_INPUT ROWS_:
▬▬▬▬▬▬
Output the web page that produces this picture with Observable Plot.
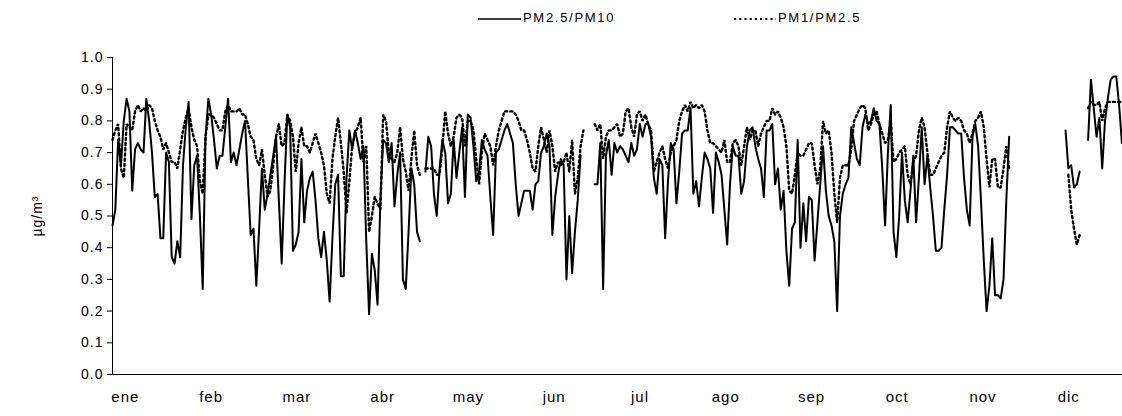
▬▬▬▬▬▬
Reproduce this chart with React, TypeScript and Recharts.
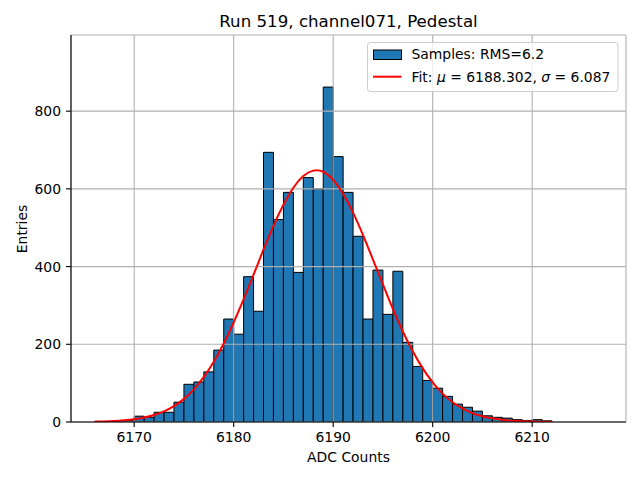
▬▬▬▬▬▬
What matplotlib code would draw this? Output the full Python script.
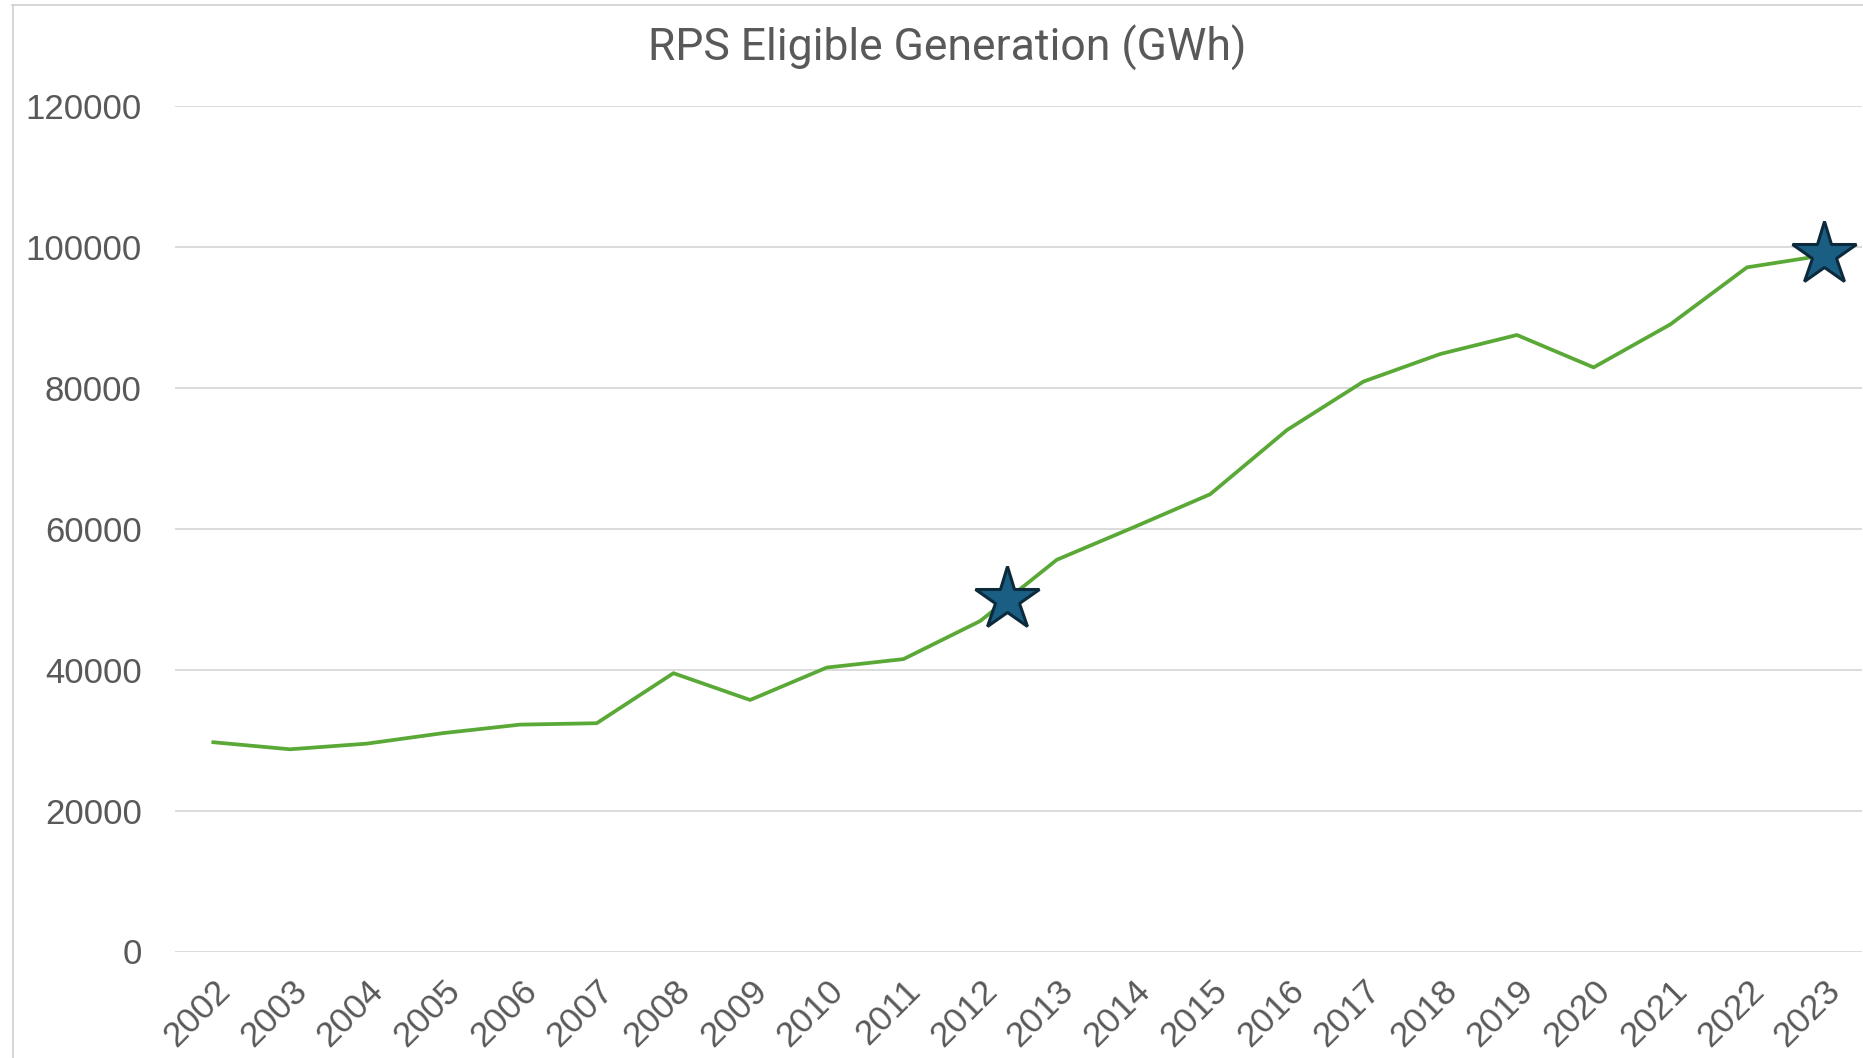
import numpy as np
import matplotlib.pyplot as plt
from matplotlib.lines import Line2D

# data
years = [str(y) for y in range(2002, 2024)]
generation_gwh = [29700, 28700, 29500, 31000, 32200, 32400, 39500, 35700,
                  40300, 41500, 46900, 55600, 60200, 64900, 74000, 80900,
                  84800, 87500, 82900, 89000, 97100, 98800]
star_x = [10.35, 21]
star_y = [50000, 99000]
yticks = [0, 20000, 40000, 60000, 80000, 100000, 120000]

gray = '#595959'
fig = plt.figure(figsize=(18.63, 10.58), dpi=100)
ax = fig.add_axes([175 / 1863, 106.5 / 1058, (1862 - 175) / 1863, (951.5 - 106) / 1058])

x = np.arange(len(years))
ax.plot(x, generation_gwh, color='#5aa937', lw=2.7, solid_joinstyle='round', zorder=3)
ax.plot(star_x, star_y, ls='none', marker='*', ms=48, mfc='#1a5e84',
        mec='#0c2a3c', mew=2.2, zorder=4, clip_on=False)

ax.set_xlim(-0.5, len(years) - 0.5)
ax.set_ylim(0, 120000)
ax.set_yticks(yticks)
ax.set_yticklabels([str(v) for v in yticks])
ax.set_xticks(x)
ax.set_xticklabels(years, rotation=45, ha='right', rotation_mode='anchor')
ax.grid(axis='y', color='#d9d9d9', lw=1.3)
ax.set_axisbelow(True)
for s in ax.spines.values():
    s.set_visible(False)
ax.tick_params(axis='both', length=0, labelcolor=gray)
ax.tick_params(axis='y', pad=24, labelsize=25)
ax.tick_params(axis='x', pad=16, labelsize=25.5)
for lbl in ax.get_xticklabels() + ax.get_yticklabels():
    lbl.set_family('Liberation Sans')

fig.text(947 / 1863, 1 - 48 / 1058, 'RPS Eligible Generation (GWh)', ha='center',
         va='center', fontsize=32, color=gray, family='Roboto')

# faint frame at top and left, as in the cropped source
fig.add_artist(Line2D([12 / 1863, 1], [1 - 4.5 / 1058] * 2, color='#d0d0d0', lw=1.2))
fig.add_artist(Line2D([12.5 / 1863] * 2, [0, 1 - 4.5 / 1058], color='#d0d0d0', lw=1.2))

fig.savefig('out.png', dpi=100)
▬▬▬▬▬▬
_EXERCISE_: Find how many lines in the listing hold "Output", and reply with that number only.

_TASK SOLUTION_: 2